Saturday, July 16, 2011

Imperial Armies of the Thirty Years War (2)

Although the cavalry's previous domination of the battlefield had been superseded by that of pike-and-shot infantry by the start of the 17th century, the mounted arm retained several significant roles. As in other Western European countries at the beginning of the Thirty Years' War, the Imperial cavalry was now composed of several distinct types of mounted troops. The regular battle cavalry comprised cuirassiers and harquebusiers, which were in the process of being augmented by dragoons - still considered during this period to be mounted infantry.
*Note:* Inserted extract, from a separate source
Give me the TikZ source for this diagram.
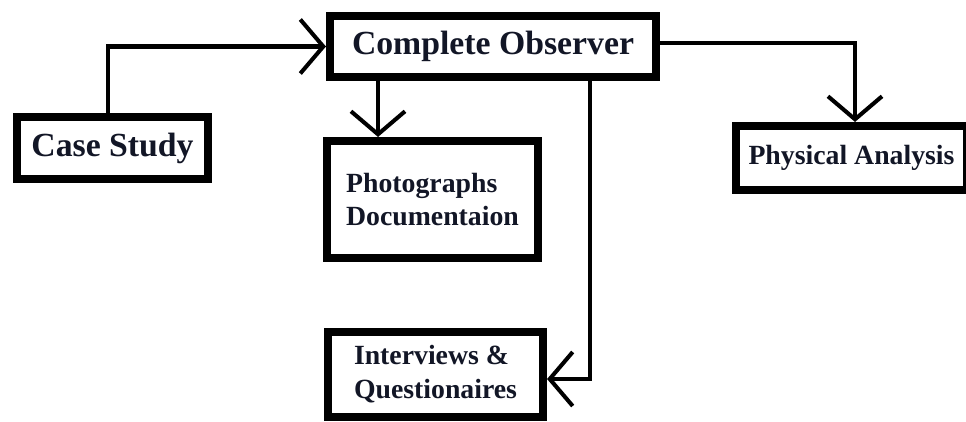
\documentclass[tikz,border=0pt]{standalone}
\usepackage{fontspec}
\setmainfont{Liberation Serif}
\usetikzlibrary{arrows.meta,positioning}
\definecolor{ObsInk}{RGB}{18,22,38}
\tikzset{
  obs/box/.style={
    draw=black,
    line width=4.6pt,
    fill=white,
    align=center,
    text=ObsInk,
    inner sep=0pt,
    font=\bfseries\fontsize{19.2}{23}\selectfont
  },
  obs/smallbox/.style={
    obs/box,
    align=left,
    font=\bfseries\fontsize{15.8}{19.3}\selectfont
  },
  obs/arrow/.style={-{Straight Barb[length=0.46cm,width=1.08cm]}, line width=2.3pt, draw=black}
}

\begin{document}
\begin{tikzpicture}[x=1cm,y=1cm]
  \useasboundingbox (0,0) rectangle (19.32,8.42);
  % boxes
  \node[obs/box,minimum width=3.82cm,minimum height=1.24cm] (case) at (2.25,5.46) {Case Study};
  \node[obs/box,minimum width=6.52cm,minimum height=1.22cm] (observer) at (9.86,7.49) {Complete Observer};
  \node[obs/smallbox,minimum width=4.22cm,minimum height=2.34cm] (photo) at (8.65,4.43) {Photographs\\Documentaion};
  \node[obs/smallbox,minimum width=4.62cm,minimum height=1.28cm] (phys) at (17.03,5.26) {Physical Analysis};
  \node[obs/smallbox,minimum width=4.30cm,minimum height=1.70cm] (inter) at (8.71,0.93) {Interviews \&\\Questionaires};
  % connectors
  \draw[obs/arrow] ([xshift=-0.09cm]case.north) |- (observer.west);
  \draw[obs/arrow] ([xshift=-2.30cm]observer.south) -- ([xshift=-1.09cm]photo.north);
  \draw[obs/arrow] ([xshift=1.94cm]observer.south) |- ([yshift=-0.09cm]inter.east);
  \draw[obs/arrow] ([yshift=0.07cm]observer.east) -| ([xshift=0.07cm]phys.north);
\end{tikzpicture}
\end{document}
For other duties the Imperial authorities recruited Croats and Hungarian hussars, irregular light cavalry drawn from the Military Frontier with the Ottoman Turks. During the course of the wars these were supplemented with mercenary Polish (usually light) cavalry. Cuirassiers (also termed lancers or pistoleers) were the heaviest cavalry, successors to the medieval knights who had been rendered almost obsolete during the 16th century by improved infantry firearms and tactics. They derived their name from the largest piece of armour still employed, the breast- and backplate or cuirass. Although their importance had been greatly diminished by social change and military developments, it was this cavalry type which usually provided bodyguard units, such as the 200-strong single company of lancers who formed Graf Wallenstein's Leibgarde in 1627.